Charts and diagrams as code:
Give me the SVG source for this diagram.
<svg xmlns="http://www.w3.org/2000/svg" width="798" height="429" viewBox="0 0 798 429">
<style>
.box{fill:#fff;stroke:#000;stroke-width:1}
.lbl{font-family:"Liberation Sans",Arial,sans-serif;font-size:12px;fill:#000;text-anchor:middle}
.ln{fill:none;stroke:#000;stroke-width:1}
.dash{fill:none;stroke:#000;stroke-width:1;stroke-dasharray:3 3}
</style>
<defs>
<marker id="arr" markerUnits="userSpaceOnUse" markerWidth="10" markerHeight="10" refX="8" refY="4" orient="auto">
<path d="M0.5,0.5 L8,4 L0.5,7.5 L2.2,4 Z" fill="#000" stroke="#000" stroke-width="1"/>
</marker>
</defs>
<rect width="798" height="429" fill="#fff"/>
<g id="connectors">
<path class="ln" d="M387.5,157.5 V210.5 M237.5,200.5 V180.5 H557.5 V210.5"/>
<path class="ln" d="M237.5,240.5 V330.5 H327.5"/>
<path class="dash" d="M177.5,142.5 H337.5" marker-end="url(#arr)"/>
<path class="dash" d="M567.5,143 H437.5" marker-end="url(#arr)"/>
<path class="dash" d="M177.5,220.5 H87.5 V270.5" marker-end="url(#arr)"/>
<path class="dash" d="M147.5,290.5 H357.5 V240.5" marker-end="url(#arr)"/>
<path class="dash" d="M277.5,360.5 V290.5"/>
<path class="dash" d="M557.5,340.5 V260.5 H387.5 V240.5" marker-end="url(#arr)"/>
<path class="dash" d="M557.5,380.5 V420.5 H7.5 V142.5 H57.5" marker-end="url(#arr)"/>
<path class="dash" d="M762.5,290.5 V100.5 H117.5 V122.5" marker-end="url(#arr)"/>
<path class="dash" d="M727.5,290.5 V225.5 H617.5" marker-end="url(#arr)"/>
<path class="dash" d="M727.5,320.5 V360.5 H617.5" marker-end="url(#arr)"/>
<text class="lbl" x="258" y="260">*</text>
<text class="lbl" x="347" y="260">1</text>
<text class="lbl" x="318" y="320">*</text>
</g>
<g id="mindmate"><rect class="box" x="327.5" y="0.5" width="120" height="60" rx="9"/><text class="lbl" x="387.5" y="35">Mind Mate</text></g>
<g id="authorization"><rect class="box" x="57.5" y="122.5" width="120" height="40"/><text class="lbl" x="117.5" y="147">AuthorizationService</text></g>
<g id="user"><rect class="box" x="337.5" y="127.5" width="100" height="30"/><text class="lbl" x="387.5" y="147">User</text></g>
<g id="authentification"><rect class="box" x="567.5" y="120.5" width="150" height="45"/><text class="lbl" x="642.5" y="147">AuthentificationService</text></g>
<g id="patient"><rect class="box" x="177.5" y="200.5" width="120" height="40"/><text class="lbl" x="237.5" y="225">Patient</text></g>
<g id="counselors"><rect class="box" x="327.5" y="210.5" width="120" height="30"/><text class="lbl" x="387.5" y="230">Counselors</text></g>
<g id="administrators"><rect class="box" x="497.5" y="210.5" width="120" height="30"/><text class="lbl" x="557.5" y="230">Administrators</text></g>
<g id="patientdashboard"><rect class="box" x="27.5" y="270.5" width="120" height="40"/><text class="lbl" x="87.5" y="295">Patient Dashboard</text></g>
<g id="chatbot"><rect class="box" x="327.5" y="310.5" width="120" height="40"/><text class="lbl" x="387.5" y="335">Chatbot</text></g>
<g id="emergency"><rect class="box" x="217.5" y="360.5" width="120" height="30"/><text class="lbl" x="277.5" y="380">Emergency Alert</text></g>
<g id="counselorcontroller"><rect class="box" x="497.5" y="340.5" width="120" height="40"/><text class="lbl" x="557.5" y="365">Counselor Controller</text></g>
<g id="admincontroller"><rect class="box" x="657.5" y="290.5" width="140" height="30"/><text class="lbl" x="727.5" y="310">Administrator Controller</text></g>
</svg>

* * *

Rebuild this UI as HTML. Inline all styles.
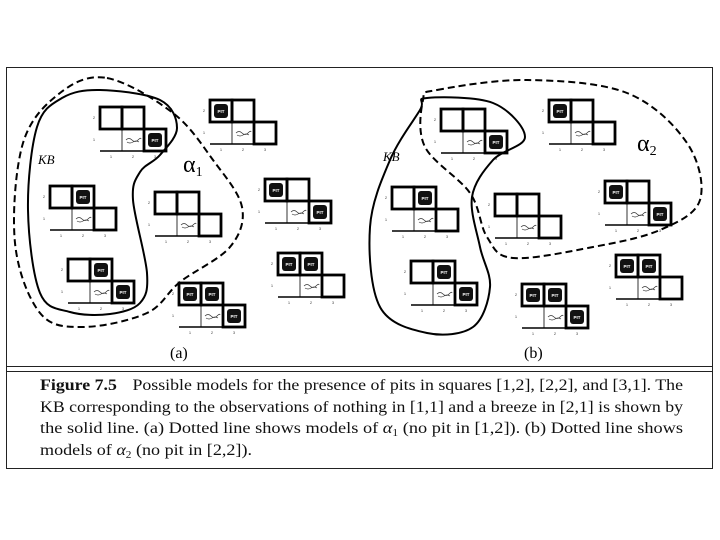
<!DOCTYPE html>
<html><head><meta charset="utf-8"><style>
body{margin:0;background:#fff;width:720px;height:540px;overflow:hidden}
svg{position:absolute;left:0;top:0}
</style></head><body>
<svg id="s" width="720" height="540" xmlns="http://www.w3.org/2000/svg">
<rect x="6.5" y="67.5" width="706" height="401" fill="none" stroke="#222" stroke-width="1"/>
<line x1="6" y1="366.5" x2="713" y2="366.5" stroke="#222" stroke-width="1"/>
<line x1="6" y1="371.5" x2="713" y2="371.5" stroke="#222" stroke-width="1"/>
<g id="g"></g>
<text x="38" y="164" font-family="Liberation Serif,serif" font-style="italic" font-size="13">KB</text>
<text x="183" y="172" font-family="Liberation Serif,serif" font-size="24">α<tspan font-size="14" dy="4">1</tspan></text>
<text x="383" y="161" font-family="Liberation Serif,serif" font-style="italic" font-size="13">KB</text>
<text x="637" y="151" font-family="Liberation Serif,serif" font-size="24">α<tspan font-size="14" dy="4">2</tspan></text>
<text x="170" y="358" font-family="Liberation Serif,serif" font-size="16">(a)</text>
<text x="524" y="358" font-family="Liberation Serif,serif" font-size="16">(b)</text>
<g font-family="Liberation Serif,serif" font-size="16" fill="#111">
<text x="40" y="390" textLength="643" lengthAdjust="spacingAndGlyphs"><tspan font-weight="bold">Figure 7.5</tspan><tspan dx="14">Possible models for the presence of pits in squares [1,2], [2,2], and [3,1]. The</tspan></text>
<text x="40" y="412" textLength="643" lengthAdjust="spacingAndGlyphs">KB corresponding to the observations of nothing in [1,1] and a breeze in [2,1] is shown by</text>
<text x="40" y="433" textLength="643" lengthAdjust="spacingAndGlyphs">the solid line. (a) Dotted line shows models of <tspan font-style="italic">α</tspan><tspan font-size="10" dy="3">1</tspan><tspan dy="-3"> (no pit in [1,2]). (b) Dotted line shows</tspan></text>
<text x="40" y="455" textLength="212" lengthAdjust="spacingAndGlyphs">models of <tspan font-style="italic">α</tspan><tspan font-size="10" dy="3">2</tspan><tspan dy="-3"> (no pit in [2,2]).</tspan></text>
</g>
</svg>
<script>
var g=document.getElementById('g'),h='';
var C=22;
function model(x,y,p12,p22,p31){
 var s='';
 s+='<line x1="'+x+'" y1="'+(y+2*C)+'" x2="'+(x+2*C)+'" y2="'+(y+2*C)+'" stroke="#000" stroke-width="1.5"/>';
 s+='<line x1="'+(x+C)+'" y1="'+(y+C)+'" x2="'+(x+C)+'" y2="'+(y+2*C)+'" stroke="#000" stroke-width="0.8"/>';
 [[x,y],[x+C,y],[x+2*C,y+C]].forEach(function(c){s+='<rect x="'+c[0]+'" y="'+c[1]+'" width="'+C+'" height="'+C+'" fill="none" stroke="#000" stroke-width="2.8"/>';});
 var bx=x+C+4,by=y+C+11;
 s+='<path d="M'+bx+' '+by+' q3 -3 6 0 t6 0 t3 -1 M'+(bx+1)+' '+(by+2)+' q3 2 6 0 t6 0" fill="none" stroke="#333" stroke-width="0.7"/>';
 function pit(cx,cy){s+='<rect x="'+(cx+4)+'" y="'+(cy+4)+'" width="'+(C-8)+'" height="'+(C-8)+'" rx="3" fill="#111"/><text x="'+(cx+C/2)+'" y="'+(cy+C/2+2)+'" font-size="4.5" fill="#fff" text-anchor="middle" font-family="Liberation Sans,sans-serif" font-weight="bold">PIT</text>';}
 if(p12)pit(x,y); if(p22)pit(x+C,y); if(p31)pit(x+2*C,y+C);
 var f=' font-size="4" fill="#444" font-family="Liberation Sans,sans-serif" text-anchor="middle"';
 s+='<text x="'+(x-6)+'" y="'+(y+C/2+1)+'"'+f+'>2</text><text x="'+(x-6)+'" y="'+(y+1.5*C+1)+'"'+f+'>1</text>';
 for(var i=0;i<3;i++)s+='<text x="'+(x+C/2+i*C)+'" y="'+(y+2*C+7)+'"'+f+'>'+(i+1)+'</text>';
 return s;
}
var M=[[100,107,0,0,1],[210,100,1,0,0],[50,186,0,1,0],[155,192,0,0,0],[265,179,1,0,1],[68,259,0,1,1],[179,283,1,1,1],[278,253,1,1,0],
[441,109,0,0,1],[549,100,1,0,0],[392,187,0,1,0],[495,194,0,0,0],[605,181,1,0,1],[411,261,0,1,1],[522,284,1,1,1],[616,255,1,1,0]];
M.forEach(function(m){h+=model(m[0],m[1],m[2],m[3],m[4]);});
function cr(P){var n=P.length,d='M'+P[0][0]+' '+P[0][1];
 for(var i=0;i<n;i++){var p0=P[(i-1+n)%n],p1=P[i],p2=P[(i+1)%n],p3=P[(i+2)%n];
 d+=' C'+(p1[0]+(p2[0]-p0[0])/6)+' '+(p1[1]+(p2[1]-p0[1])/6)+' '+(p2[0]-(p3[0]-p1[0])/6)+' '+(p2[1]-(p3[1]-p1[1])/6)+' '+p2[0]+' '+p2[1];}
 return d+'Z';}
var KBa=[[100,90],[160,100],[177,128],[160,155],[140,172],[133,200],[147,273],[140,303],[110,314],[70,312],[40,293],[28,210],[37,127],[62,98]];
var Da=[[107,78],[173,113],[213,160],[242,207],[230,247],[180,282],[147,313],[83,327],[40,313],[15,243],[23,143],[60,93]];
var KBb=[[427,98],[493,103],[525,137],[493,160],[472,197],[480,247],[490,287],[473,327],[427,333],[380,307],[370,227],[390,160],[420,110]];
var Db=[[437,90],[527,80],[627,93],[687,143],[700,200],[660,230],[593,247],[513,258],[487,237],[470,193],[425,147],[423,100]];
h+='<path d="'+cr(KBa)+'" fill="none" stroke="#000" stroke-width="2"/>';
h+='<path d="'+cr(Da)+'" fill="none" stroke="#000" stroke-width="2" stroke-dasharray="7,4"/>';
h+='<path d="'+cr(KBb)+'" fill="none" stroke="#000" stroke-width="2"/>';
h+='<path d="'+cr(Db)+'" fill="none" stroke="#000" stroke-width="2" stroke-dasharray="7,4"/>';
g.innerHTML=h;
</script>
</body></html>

- Set task: Among the lines of the material above, how many include the string "this"? Report only that number.

- Final answer: 2